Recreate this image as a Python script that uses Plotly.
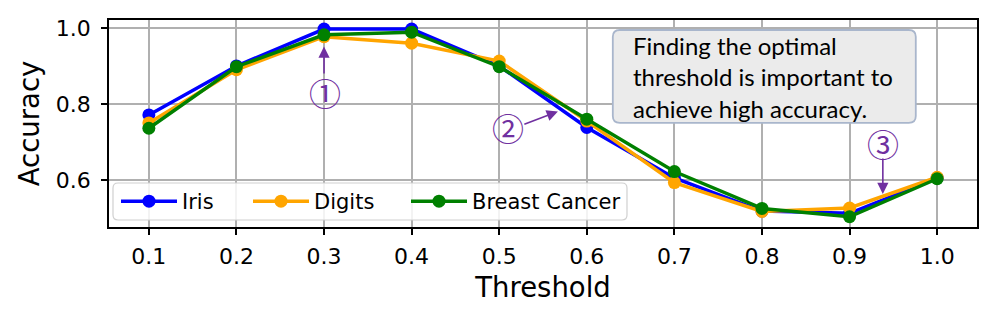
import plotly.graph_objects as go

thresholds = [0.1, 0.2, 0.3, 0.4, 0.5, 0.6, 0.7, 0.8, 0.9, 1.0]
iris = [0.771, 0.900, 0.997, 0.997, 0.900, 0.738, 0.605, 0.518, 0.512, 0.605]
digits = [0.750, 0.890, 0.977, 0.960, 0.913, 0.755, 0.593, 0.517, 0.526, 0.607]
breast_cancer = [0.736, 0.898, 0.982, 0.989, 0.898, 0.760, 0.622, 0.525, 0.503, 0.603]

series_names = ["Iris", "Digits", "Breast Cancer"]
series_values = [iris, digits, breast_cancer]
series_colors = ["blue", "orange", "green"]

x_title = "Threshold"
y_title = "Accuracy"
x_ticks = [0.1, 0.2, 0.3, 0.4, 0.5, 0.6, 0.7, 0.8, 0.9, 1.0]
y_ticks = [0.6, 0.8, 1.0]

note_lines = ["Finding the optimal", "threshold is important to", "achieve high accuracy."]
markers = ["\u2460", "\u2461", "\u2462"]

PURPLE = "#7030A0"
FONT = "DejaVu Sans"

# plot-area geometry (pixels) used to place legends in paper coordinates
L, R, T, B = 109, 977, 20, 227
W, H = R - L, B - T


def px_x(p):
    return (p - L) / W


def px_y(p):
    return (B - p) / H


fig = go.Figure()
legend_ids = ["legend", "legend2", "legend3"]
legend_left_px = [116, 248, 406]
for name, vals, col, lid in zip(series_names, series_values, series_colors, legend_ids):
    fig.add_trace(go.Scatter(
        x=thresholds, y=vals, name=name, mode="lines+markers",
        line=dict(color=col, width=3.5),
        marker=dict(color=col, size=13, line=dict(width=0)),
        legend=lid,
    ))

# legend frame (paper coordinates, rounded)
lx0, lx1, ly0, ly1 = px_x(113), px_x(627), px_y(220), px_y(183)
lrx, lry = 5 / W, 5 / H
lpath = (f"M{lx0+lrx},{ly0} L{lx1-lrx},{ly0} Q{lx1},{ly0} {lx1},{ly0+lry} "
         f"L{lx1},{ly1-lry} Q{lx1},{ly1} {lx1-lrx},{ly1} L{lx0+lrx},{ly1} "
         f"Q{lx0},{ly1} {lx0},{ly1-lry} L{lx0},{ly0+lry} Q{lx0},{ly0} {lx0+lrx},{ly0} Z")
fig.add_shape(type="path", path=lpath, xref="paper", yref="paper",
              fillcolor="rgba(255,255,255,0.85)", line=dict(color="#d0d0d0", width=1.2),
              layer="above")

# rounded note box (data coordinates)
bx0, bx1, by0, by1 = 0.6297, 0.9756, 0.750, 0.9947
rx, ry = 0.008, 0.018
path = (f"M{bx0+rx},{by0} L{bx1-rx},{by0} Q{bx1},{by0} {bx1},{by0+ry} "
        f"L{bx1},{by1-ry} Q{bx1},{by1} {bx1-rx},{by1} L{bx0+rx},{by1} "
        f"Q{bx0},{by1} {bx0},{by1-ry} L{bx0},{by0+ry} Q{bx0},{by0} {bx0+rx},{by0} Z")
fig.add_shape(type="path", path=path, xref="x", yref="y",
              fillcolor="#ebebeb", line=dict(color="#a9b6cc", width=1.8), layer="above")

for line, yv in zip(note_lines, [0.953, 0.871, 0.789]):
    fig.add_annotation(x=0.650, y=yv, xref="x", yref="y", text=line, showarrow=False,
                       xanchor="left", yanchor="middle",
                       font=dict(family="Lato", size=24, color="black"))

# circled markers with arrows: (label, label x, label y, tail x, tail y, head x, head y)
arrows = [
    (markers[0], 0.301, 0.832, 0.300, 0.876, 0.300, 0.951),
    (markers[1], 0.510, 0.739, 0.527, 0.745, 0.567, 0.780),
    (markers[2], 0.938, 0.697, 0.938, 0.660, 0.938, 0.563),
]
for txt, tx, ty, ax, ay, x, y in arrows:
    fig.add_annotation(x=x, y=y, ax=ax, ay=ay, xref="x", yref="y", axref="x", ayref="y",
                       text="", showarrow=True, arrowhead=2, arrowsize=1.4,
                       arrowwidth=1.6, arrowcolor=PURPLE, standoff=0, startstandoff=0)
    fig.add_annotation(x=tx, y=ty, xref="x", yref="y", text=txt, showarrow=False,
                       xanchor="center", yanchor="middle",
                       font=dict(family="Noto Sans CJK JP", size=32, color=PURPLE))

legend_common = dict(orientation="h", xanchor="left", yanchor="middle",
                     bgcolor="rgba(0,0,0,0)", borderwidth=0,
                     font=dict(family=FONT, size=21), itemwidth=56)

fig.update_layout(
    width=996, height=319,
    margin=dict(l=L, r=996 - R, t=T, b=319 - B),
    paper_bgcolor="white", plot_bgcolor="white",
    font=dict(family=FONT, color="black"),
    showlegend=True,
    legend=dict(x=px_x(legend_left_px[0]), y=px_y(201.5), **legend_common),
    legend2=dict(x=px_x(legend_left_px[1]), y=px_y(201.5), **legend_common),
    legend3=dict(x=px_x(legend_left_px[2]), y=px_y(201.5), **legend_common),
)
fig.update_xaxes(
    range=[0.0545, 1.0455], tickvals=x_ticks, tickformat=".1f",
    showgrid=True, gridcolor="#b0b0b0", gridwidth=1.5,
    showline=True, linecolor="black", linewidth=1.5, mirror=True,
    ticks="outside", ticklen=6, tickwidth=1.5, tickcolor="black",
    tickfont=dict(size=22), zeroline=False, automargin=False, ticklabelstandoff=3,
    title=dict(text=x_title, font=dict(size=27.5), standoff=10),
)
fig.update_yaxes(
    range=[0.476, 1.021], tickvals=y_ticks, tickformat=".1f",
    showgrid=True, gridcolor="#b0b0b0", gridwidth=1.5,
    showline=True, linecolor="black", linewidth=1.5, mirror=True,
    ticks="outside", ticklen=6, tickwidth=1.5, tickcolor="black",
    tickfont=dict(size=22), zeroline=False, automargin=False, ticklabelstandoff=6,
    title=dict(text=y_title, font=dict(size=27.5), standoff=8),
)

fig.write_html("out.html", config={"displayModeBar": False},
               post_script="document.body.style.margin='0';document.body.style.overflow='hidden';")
########################################
EXERCISE DETAILS:
Make an exact copy of the listing above. Do not include the pictures.

REPLY TO THE TASK:
Recreate this image as a Python script that uses Plotly.
import plotly.graph_objects as go

thresholds = [0.1, 0.2, 0.3, 0.4, 0.5, 0.6, 0.7, 0.8, 0.9, 1.0]
iris = [0.771, 0.900, 0.997, 0.997, 0.900, 0.738, 0.605, 0.518, 0.512, 0.605]
digits = [0.750, 0.890, 0.977, 0.960, 0.913, 0.755, 0.593, 0.517, 0.526, 0.607]
breast_cancer = [0.736, 0.898, 0.982, 0.989, 0.898, 0.760, 0.622, 0.525, 0.503, 0.603]

series_names = ["Iris", "Digits", "Breast Cancer"]
series_values = [iris, digits, breast_cancer]
series_colors = ["blue", "orange", "green"]

x_title = "Threshold"
y_title = "Accuracy"
x_ticks = [0.1, 0.2, 0.3, 0.4, 0.5, 0.6, 0.7, 0.8, 0.9, 1.0]
y_ticks = [0.6, 0.8, 1.0]

note_lines = ["Finding the optimal", "threshold is important to", "achieve high accuracy."]
markers = ["\u2460", "\u2461", "\u2462"]

PURPLE = "#7030A0"
FONT = "DejaVu Sans"

# plot-area geometry (pixels) used to place legends in paper coordinates
L, R, T, B = 109, 977, 20, 227
W, H = R - L, B - T


def px_x(p):
    return (p - L) / W


def px_y(p):
    return (B - p) / H


fig = go.Figure()
legend_ids = ["legend", "legend2", "legend3"]
legend_left_px = [116, 248, 406]
for name, vals, col, lid in zip(series_names, series_values, series_colors, legend_ids):
    fig.add_trace(go.Scatter(
        x=thresholds, y=vals, name=name, mode="lines+markers",
        line=dict(color=col, width=3.5),
        marker=dict(color=col, size=13, line=dict(width=0)),
        legend=lid,
    ))

# legend frame (paper coordinates, rounded)
lx0, lx1, ly0, ly1 = px_x(113), px_x(627), px_y(220), px_y(183)
lrx, lry = 5 / W, 5 / H
lpath = (f"M{lx0+lrx},{ly0} L{lx1-lrx},{ly0} Q{lx1},{ly0} {lx1},{ly0+lry} "
         f"L{lx1},{ly1-lry} Q{lx1},{ly1} {lx1-lrx},{ly1} L{lx0+lrx},{ly1} "
         f"Q{lx0},{ly1} {lx0},{ly1-lry} L{lx0},{ly0+lry} Q{lx0},{ly0} {lx0+lrx},{ly0} Z")
fig.add_shape(type="path", path=lpath, xref="paper", yref="paper",
              fillcolor="rgba(255,255,255,0.85)", line=dict(color="#d0d0d0", width=1.2),
              layer="above")

# rounded note box (data coordinates)
bx0, bx1, by0, by1 = 0.6297, 0.9756, 0.750, 0.9947
rx, ry = 0.008, 0.018
path = (f"M{bx0+rx},{by0} L{bx1-rx},{by0} Q{bx1},{by0} {bx1},{by0+ry} "
        f"L{bx1},{by1-ry} Q{bx1},{by1} {bx1-rx},{by1} L{bx0+rx},{by1} "
        f"Q{bx0},{by1} {bx0},{by1-ry} L{bx0},{by0+ry} Q{bx0},{by0} {bx0+rx},{by0} Z")
fig.add_shape(type="path", path=path, xref="x", yref="y",
              fillcolor="#ebebeb", line=dict(color="#a9b6cc", width=1.8), layer="above")

for line, yv in zip(note_lines, [0.953, 0.871, 0.789]):
    fig.add_annotation(x=0.650, y=yv, xref="x", yref="y", text=line, showarrow=False,
                       xanchor="left", yanchor="middle",
                       font=dict(family="Lato", size=24, color="black"))

# circled markers with arrows: (label, label x, label y, tail x, tail y, head x, head y)
arrows = [
    (markers[0], 0.301, 0.832, 0.300, 0.876, 0.300, 0.951),
    (markers[1], 0.510, 0.739, 0.527, 0.745, 0.567, 0.780),
    (markers[2], 0.938, 0.697, 0.938, 0.660, 0.938, 0.563),
]
for txt, tx, ty, ax, ay, x, y in arrows:
    fig.add_annotation(x=x, y=y, ax=ax, ay=ay, xref="x", yref="y", axref="x", ayref="y",
                       text="", showarrow=True, arrowhead=2, arrowsize=1.4,
                       arrowwidth=1.6, arrowcolor=PURPLE, standoff=0, startstandoff=0)
    fig.add_annotation(x=tx, y=ty, xref="x", yref="y", text=txt, showarrow=False,
                       xanchor="center", yanchor="middle",
                       font=dict(family="Noto Sans CJK JP", size=32, color=PURPLE))

legend_common = dict(orientation="h", xanchor="left", yanchor="middle",
                     bgcolor="rgba(0,0,0,0)", borderwidth=0,
                     font=dict(family=FONT, size=21), itemwidth=56)

fig.update_layout(
    width=996, height=319,
    margin=dict(l=L, r=996 - R, t=T, b=319 - B),
    paper_bgcolor="white", plot_bgcolor="white",
    font=dict(family=FONT, color="black"),
    showlegend=True,
    legend=dict(x=px_x(legend_left_px[0]), y=px_y(201.5), **legend_common),
    legend2=dict(x=px_x(legend_left_px[1]), y=px_y(201.5), **legend_common),
    legend3=dict(x=px_x(legend_left_px[2]), y=px_y(201.5), **legend_common),
)
fig.update_xaxes(
    range=[0.0545, 1.0455], tickvals=x_ticks, tickformat=".1f",
    showgrid=True, gridcolor="#b0b0b0", gridwidth=1.5,
    showline=True, linecolor="black", linewidth=1.5, mirror=True,
    ticks="outside", ticklen=6, tickwidth=1.5, tickcolor="black",
    tickfont=dict(size=22), zeroline=False, automargin=False, ticklabelstandoff=3,
    title=dict(text=x_title, font=dict(size=27.5), standoff=10),
)
fig.update_yaxes(
    range=[0.476, 1.021], tickvals=y_ticks, tickformat=".1f",
    showgrid=True, gridcolor="#b0b0b0", gridwidth=1.5,
    showline=True, linecolor="black", linewidth=1.5, mirror=True,
    ticks="outside", ticklen=6, tickwidth=1.5, tickcolor="black",
    tickfont=dict(size=22), zeroline=False, automargin=False, ticklabelstandoff=6,
    title=dict(text=y_title, font=dict(size=27.5), standoff=8),
)

fig.write_html("out.html", config={"displayModeBar": False},
               post_script="document.body.style.margin='0';document.body.style.overflow='hidden';")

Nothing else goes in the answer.